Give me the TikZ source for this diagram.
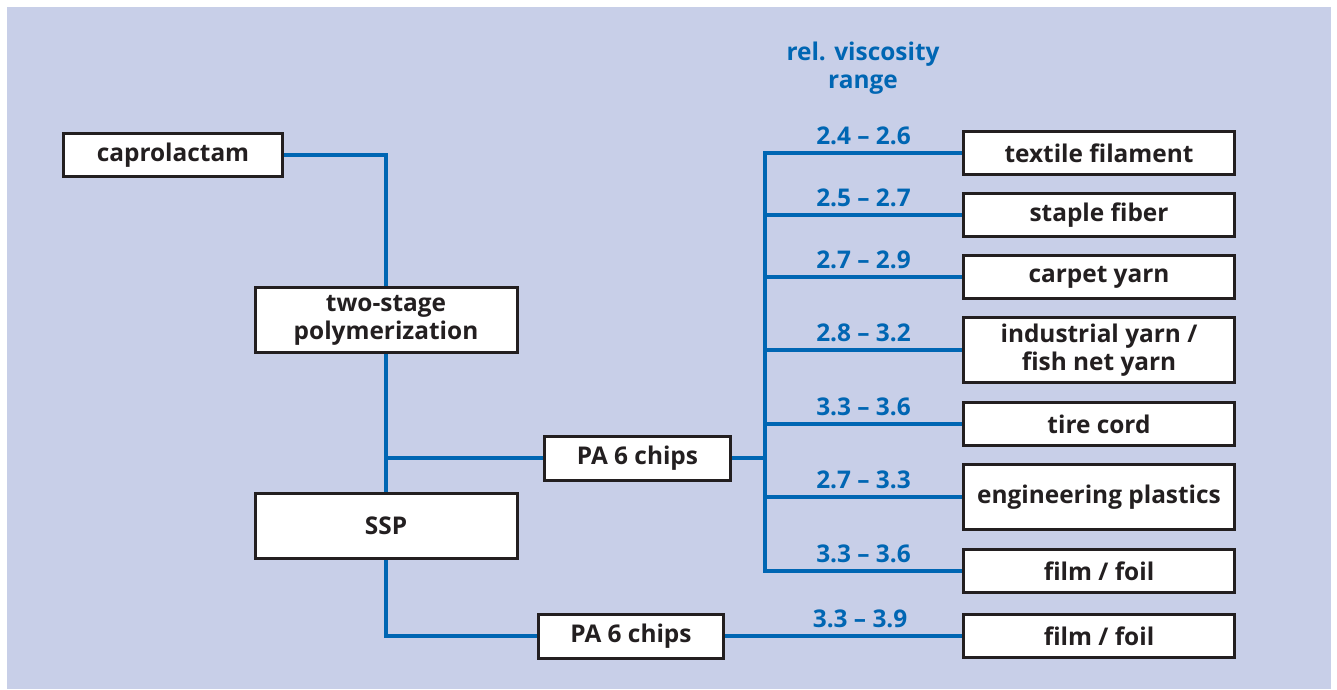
\documentclass[tikz,border=0pt]{standalone}
\usepackage{fontspec}
\setmainfont{Open Sans}
\definecolor{bgblue}{HTML}{C8CFE8}
\definecolor{lineblue}{HTML}{0066B3}
\definecolor{txtdark}{HTML}{231F20}

\begin{document}
\begin{tikzpicture}[x=0.75pt,y=0.75pt,yscale=-1,xscale=1,
    box/.style={draw=txtdark,line width=2.25pt,fill=white,text=txtdark,inner sep=0pt,
      align=center,font=\bfseries\fontsize{18.3}{21}\selectfont},
    link/.style={draw=lineblue,line width=3pt},
    viscrange/.style={text=lineblue,inner sep=0pt,font=\bfseries\fontsize{18.3}{21}\selectfont}]
                \useasboundingbox (0,0) rectangle (1337,689);
                \fill [bgblue] (7,7) rectangle (1331,689);
                % left column
                \node [box,minimum width=164.25pt,minimum height=32.25pt] (capro) at (173,155) {caprolactam};
                \node [box,minimum width=196.5pt,minimum height=48.75pt] (twostage) at (386,320) {two-stage\\polymerization};
                \node [box,minimum width=196.5pt,minimum height=48.75pt] (ssp) at (386,526) {SSP};
                \node [box,minimum width=139.5pt,minimum height=33pt] (chipsA) at (637.5,458) {PA 6 chips};
                \node [box,minimum width=138.75pt,minimum height=33pt] (chipsB) at (631,636) {PA 6 chips};
                % right column
                \node [box,minimum width=203.25pt,minimum height=32pt] (textile) at (1099,153) {textile filament};
                \node [box,minimum width=203.25pt,minimum height=32.25pt] (staple) at (1099,215) {staple fiber};
                \node [box,minimum width=203.25pt,minimum height=32.25pt] (carpet) at (1099,277) {carpet yarn};
                \node [box,minimum width=203.25pt,minimum height=48.75pt] (industrial) at (1099,350) {industrial yarn /\\fish net yarn};
                \node [box,minimum width=203.25pt,minimum height=32pt] (tire) at (1099,424) {tire cord};
                \node [box,minimum width=203.25pt,minimum height=48.75pt] (plastics) at (1099,497) {engineering plastics};
                \node [box,minimum width=203.25pt,minimum height=32.25pt] (filmA) at (1099,571) {film / foil};
                \node [box,minimum width=203.25pt,minimum height=32.25pt] (filmB) at (1099,636) {film / foil};
                \node [viscrange,align=center] (head) at (863,68) {rel. viscosity\\range};
                \coordinate (split) at (386,458);
                \coordinate (trunk) at (765,458);
                % connectors
                \draw [link] (capro.east) -| (twostage.north);
                \draw [link] (twostage.south) -- (ssp.north);
                \draw [link] (split) -- (chipsA.west);
                \draw [link] (ssp.south) |- (chipsB.west);
                \draw [link] (chipsA.east) -- (trunk);
                \draw [link] (textile.west) -| (trunk |- filmA.west) -- (filmA.west);
                \foreach \b in {staple,carpet,industrial,tire,plastics}
                    \draw [link] (trunk |- \b.west) -- (\b.west);
                \draw [link] (chipsB.east) -- (filmB.west);
                % viscosity ranges
                \foreach \b/\r in {textile/2.4 -- 2.6,staple/2.5 -- 2.7,carpet/2.7 -- 2.9,industrial/2.8 -- 3.2,
                    tire/3.3 -- 3.6,plastics/2.7 -- 3.3,filmA/3.3 -- 3.6}
                    \path (trunk |- \b.west) -- (\b.west) node [viscrange,midway,above=6pt] {\r};
                \path (chipsB.east) -- (filmB.west) node [viscrange,pos=0.57,above=6pt] (rangeB) {3.3 -- 3.9};
            \end{tikzpicture}
\end{document}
****
THE TASK -
Copy every line of the data exactly as written, excluding the pictures.

TASK ANSWER -
Give me the TikZ source for this diagram.
\documentclass[tikz,border=0pt]{standalone}
\usepackage{fontspec}
\setmainfont{Open Sans}
\definecolor{bgblue}{HTML}{C8CFE8}
\definecolor{lineblue}{HTML}{0066B3}
\definecolor{txtdark}{HTML}{231F20}

\begin{document}
\begin{tikzpicture}[x=0.75pt,y=0.75pt,yscale=-1,xscale=1,
    box/.style={draw=txtdark,line width=2.25pt,fill=white,text=txtdark,inner sep=0pt,
      align=center,font=\bfseries\fontsize{18.3}{21}\selectfont},
    link/.style={draw=lineblue,line width=3pt},
    viscrange/.style={text=lineblue,inner sep=0pt,font=\bfseries\fontsize{18.3}{21}\selectfont}]
                \useasboundingbox (0,0) rectangle (1337,689);
                \fill [bgblue] (7,7) rectangle (1331,689);
                % left column
                \node [box,minimum width=164.25pt,minimum height=32.25pt] (capro) at (173,155) {caprolactam};
                \node [box,minimum width=196.5pt,minimum height=48.75pt] (twostage) at (386,320) {two-stage\\polymerization};
                \node [box,minimum width=196.5pt,minimum height=48.75pt] (ssp) at (386,526) {SSP};
                \node [box,minimum width=139.5pt,minimum height=33pt] (chipsA) at (637.5,458) {PA 6 chips};
                \node [box,minimum width=138.75pt,minimum height=33pt] (chipsB) at (631,636) {PA 6 chips};
                % right column
                \node [box,minimum width=203.25pt,minimum height=32pt] (textile) at (1099,153) {textile filament};
                \node [box,minimum width=203.25pt,minimum height=32.25pt] (staple) at (1099,215) {staple fiber};
                \node [box,minimum width=203.25pt,minimum height=32.25pt] (carpet) at (1099,277) {carpet yarn};
                \node [box,minimum width=203.25pt,minimum height=48.75pt] (industrial) at (1099,350) {industrial yarn /\\fish net yarn};
                \node [box,minimum width=203.25pt,minimum height=32pt] (tire) at (1099,424) {tire cord};
                \node [box,minimum width=203.25pt,minimum height=48.75pt] (plastics) at (1099,497) {engineering plastics};
                \node [box,minimum width=203.25pt,minimum height=32.25pt] (filmA) at (1099,571) {film / foil};
                \node [box,minimum width=203.25pt,minimum height=32.25pt] (filmB) at (1099,636) {film / foil};
                \node [viscrange,align=center] (head) at (863,68) {rel. viscosity\\range};
                \coordinate (split) at (386,458);
                \coordinate (trunk) at (765,458);
                % connectors
                \draw [link] (capro.east) -| (twostage.north);
                \draw [link] (twostage.south) -- (ssp.north);
                \draw [link] (split) -- (chipsA.west);
                \draw [link] (ssp.south) |- (chipsB.west);
                \draw [link] (chipsA.east) -- (trunk);
                \draw [link] (textile.west) -| (trunk |- filmA.west) -- (filmA.west);
                \foreach \b in {staple,carpet,industrial,tire,plastics}
                    \draw [link] (trunk |- \b.west) -- (\b.west);
                \draw [link] (chipsB.east) -- (filmB.west);
                % viscosity ranges
                \foreach \b/\r in {textile/2.4 -- 2.6,staple/2.5 -- 2.7,carpet/2.7 -- 2.9,industrial/2.8 -- 3.2,
                    tire/3.3 -- 3.6,plastics/2.7 -- 3.3,filmA/3.3 -- 3.6}
                    \path (trunk |- \b.west) -- (\b.west) node [viscrange,midway,above=6pt] {\r};
                \path (chipsB.east) -- (filmB.west) node [viscrange,pos=0.57,above=6pt] (rangeB) {3.3 -- 3.9};
            \end{tikzpicture}
\end{document}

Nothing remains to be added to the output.